**The task:**
Copy exactly, and only, the lines below from the first through the one containing "plt.rcParams['mathtext.bf'] = 'Liberation", both included; pictures are omitted.

**Entries supplied:**
Begin
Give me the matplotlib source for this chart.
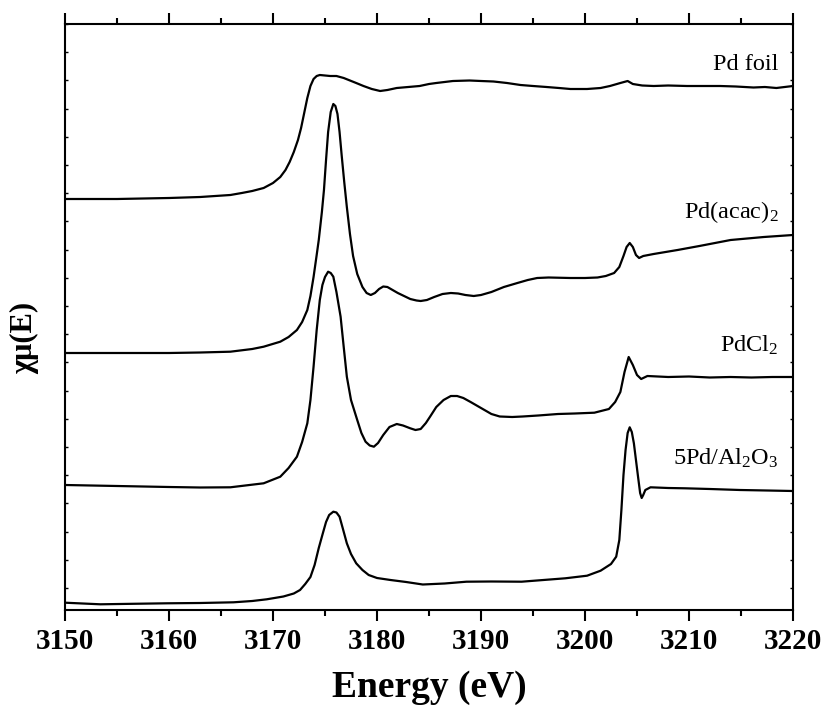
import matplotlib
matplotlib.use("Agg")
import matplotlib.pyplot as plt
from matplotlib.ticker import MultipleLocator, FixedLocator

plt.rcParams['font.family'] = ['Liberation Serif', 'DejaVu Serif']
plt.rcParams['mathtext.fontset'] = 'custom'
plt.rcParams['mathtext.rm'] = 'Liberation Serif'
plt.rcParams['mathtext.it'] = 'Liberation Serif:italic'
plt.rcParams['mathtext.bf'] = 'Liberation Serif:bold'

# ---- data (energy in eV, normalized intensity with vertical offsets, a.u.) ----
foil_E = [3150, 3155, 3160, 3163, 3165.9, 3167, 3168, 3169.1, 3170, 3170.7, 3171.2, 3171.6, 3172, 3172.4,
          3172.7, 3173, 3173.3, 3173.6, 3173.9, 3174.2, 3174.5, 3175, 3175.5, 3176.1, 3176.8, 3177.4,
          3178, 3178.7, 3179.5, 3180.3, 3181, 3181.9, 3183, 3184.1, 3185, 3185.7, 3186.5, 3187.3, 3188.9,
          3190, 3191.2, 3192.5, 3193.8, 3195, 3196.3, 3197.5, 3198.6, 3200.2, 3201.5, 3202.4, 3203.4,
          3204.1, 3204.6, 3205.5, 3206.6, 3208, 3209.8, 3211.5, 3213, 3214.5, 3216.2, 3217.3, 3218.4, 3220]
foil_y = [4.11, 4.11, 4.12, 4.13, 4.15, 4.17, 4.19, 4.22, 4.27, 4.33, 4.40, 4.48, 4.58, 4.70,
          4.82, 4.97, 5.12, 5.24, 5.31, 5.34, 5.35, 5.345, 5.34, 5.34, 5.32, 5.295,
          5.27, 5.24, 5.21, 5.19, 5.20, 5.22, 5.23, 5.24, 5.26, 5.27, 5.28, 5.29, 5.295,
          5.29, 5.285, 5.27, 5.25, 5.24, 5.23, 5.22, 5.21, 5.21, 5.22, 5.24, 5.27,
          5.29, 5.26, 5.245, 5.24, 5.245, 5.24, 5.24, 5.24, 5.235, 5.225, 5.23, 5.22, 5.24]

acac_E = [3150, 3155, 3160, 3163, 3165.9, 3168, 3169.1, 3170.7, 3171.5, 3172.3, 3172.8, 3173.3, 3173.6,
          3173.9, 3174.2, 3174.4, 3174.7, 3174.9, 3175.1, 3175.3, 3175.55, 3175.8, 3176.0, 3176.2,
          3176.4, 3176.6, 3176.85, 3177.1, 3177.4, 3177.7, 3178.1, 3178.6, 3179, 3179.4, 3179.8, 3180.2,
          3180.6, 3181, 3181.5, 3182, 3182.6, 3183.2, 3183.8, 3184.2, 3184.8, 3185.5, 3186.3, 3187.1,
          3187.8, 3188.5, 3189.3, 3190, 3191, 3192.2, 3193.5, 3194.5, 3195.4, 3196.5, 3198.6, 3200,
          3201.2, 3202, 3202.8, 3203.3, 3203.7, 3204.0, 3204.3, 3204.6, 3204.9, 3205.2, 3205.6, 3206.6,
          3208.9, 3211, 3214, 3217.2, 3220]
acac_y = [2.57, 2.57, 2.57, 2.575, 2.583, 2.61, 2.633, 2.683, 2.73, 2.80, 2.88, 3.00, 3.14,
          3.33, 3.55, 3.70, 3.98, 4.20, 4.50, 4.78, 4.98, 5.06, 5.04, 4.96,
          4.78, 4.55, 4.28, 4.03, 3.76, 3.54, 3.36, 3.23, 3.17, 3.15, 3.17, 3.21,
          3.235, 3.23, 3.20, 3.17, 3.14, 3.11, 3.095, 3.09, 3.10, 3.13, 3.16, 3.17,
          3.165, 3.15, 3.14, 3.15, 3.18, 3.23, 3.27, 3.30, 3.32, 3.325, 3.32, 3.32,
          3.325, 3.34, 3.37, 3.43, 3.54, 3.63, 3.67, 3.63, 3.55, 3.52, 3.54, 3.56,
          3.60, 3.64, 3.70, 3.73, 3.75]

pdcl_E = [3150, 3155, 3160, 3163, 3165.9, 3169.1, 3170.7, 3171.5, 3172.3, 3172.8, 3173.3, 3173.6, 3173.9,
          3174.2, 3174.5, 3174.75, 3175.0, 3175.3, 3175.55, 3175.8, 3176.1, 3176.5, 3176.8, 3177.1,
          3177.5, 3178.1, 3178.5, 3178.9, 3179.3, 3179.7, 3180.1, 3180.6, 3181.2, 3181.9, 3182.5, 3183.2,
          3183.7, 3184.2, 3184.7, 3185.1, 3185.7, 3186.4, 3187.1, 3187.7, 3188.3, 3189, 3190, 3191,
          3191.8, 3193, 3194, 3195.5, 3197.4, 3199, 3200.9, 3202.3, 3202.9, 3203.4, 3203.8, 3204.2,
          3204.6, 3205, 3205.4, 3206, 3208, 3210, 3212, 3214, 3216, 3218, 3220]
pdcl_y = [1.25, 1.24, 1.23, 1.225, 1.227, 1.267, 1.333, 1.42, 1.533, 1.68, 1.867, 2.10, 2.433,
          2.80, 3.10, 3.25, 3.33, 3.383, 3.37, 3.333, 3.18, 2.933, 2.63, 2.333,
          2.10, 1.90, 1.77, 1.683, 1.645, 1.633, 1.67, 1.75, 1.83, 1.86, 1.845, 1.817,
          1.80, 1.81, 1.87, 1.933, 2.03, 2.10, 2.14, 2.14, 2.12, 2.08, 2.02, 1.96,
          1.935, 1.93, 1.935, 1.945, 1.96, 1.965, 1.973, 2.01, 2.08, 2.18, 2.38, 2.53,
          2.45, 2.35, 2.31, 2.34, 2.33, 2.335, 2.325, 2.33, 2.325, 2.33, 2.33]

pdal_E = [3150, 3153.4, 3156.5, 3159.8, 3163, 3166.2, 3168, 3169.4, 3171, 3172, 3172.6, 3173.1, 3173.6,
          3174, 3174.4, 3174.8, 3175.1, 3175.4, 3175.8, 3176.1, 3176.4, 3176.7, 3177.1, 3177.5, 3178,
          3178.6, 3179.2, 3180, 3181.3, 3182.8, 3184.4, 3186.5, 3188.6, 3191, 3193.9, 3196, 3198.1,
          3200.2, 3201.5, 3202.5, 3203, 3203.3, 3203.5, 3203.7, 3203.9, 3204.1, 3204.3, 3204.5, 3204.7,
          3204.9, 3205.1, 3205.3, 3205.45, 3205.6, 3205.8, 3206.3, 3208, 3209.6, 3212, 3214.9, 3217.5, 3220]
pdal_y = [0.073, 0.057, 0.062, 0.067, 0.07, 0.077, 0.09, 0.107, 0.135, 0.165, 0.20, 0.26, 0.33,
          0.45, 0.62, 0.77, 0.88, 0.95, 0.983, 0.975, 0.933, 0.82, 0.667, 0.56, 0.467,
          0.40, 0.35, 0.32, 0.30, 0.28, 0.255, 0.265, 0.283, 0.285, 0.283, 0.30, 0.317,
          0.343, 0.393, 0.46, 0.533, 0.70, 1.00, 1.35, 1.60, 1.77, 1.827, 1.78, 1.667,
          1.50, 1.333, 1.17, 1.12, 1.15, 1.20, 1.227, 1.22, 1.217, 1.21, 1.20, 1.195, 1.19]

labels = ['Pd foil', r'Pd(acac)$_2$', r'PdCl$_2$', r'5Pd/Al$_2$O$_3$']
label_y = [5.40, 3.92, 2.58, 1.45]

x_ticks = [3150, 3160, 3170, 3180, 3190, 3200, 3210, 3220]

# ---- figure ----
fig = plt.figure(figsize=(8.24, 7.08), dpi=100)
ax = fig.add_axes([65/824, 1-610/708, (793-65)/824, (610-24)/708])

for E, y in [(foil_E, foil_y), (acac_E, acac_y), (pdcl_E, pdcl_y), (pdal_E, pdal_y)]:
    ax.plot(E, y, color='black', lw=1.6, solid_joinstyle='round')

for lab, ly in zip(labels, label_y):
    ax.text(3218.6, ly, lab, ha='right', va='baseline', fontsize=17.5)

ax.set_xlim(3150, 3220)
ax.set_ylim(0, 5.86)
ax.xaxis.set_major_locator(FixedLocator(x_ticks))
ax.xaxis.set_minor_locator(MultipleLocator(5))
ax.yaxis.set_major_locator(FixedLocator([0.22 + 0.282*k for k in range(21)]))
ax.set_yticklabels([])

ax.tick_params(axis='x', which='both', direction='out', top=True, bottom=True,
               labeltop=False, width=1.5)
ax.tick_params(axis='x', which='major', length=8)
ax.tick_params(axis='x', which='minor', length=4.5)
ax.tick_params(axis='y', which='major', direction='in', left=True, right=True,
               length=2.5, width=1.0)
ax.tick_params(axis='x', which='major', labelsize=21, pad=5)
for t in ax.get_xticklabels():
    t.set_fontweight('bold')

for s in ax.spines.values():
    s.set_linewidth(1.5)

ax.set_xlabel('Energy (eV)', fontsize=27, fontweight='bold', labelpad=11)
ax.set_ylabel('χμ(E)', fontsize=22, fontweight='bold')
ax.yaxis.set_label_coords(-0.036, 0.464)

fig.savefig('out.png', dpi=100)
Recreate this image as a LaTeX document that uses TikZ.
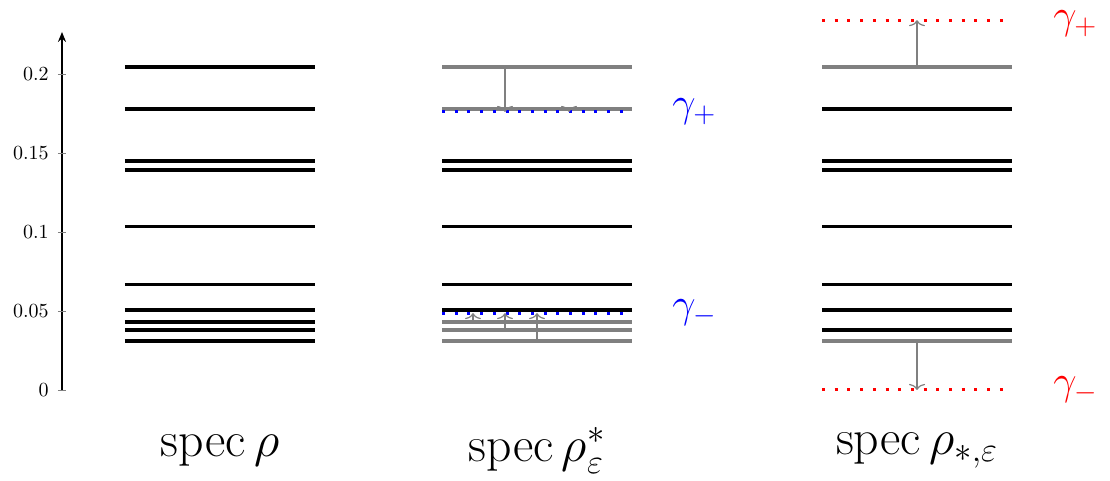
End
**Exercise result:**
Give me the matplotlib source for this chart.
import matplotlib
matplotlib.use("Agg")
import matplotlib.pyplot as plt
from matplotlib.ticker import MultipleLocator, FixedLocator

plt.rcParams['font.family'] = ['Liberation Serif', 'DejaVu Serif']
plt.rcParams['mathtext.fontset'] = 'custom'
plt.rcParams['mathtext.rm'] = 'Liberation Serif'
plt.rcParams['mathtext.it'] = 'Liberation Serif:italic'
plt.rcParams['mathtext.bf'] = 'Liberation Serif:bold'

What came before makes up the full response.